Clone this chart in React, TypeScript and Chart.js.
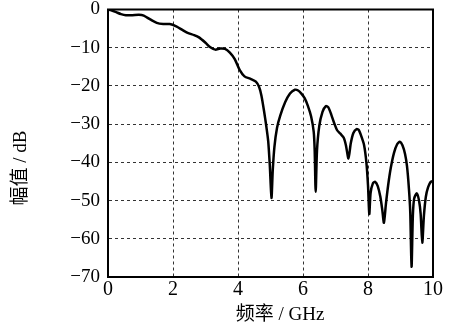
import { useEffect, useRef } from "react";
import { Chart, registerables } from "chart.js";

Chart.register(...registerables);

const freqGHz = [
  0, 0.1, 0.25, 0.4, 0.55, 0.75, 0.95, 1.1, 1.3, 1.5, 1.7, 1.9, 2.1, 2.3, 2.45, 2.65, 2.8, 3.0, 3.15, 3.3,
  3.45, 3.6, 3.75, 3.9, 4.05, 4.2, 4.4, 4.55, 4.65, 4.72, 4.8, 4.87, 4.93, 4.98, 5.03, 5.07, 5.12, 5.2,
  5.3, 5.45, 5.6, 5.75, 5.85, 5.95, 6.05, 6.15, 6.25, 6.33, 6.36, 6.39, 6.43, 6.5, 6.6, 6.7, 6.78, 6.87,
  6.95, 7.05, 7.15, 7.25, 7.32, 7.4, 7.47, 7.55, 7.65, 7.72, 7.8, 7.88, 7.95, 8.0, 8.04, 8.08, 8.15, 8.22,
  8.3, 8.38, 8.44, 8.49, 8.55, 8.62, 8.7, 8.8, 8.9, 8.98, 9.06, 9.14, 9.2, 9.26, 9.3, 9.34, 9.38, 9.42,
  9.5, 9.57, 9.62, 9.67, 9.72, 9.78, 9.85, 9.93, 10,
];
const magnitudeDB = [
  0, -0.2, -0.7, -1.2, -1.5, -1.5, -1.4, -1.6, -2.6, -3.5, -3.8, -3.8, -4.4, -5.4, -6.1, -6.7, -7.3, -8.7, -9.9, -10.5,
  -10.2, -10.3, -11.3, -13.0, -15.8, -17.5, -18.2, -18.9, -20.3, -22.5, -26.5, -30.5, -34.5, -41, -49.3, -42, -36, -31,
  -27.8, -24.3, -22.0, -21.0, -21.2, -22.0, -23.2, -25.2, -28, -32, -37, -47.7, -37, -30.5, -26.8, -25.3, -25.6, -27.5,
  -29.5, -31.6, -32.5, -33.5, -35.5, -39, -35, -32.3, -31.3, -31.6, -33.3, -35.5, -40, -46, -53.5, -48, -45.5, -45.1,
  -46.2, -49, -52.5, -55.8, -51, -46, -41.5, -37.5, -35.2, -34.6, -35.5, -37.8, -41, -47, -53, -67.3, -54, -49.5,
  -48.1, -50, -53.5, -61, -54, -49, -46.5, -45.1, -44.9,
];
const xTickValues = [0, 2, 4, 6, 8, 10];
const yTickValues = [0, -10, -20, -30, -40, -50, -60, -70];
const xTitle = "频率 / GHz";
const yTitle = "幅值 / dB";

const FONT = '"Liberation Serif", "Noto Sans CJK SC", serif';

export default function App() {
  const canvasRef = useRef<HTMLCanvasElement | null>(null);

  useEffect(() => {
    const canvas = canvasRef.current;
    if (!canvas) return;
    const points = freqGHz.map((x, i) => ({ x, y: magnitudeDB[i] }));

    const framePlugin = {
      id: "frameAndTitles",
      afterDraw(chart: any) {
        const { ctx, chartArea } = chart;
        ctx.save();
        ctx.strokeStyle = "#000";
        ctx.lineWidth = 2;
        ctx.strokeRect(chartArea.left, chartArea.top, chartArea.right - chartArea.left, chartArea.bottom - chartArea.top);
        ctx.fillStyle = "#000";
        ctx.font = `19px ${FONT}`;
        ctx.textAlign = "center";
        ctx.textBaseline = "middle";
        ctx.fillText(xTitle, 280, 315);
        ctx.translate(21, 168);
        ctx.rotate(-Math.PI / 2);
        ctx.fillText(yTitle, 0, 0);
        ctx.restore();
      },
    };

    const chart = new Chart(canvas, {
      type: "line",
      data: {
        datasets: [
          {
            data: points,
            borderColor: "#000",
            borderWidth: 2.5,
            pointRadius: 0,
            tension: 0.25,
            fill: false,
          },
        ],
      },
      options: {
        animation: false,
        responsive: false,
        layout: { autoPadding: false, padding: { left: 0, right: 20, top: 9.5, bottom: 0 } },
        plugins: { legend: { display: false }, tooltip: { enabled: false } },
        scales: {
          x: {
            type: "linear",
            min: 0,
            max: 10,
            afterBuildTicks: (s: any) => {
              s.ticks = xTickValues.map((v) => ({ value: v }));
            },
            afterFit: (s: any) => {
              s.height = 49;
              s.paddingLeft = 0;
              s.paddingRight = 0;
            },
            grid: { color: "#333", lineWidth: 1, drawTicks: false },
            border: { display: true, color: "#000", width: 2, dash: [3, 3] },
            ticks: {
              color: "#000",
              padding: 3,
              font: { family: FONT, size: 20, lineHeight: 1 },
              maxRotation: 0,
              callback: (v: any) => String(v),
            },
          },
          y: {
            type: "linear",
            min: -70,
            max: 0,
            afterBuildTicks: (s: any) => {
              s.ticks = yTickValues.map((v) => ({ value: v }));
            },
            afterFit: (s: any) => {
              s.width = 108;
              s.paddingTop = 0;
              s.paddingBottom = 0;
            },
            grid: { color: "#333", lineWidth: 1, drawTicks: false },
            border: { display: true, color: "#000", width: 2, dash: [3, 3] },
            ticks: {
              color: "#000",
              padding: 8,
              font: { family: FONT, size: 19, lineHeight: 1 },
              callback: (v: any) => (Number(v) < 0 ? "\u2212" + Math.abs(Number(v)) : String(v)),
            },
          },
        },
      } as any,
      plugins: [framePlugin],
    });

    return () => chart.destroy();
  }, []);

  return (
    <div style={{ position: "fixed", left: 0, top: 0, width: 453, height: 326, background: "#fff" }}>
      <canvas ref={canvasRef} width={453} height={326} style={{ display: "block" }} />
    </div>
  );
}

....................

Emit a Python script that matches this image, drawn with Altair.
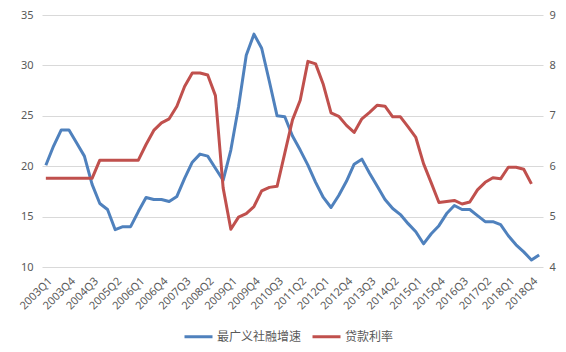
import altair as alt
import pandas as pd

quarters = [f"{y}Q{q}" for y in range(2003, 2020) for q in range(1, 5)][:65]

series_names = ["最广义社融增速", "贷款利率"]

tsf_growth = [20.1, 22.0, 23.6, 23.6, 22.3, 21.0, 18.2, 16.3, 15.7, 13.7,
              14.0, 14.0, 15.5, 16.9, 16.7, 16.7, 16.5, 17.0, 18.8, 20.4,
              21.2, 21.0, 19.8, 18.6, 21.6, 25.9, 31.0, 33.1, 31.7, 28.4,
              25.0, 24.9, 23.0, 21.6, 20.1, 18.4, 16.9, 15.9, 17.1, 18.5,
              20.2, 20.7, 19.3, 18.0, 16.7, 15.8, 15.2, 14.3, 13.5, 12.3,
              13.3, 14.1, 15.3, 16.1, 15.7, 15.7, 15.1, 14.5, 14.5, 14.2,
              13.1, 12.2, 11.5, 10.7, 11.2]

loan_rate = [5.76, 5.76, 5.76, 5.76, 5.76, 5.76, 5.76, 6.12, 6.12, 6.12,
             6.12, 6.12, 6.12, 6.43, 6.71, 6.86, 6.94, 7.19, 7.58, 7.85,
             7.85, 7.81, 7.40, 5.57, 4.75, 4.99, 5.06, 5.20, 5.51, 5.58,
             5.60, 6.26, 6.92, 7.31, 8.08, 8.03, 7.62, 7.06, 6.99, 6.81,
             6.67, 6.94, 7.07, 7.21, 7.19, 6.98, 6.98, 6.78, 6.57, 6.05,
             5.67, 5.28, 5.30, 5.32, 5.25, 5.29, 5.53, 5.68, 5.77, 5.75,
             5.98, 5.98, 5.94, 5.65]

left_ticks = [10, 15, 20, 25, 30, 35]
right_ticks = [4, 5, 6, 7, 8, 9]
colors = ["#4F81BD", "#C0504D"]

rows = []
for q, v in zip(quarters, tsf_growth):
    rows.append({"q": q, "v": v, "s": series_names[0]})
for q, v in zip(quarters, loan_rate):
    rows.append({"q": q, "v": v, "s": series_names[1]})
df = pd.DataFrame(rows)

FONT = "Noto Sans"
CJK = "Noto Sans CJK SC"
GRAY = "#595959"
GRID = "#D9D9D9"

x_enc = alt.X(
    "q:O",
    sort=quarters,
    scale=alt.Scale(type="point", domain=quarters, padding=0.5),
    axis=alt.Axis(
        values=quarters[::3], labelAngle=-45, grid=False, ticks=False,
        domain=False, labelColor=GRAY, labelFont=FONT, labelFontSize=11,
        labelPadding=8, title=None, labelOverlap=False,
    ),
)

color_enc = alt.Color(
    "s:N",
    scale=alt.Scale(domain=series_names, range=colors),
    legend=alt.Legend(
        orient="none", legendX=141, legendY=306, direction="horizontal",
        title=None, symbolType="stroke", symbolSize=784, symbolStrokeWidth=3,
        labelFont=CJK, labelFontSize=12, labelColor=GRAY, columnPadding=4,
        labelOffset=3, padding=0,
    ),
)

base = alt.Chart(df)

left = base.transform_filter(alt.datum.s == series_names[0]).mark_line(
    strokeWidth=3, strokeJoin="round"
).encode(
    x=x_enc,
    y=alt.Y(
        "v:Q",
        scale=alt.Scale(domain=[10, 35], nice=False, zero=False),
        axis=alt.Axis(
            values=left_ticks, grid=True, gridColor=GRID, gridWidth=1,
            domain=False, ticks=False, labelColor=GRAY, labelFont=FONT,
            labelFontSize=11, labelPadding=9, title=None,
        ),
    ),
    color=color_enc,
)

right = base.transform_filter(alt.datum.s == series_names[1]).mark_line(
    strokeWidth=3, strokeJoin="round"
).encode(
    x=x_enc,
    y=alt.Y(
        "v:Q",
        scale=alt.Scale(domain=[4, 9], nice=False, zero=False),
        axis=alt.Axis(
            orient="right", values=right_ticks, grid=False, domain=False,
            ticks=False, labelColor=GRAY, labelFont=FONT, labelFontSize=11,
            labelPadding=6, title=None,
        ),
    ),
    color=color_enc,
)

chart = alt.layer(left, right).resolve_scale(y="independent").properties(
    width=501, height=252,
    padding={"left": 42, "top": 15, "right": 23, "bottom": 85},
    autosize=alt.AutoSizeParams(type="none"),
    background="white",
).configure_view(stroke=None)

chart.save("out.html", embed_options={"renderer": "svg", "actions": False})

....................

- Problem description:
Gather all lines from the records above in which "this" appears.

- Answer to the exercise:
Clone this chart in React, TypeScript and Chart.js.
Emit a Python script that matches this image, drawn with Altair.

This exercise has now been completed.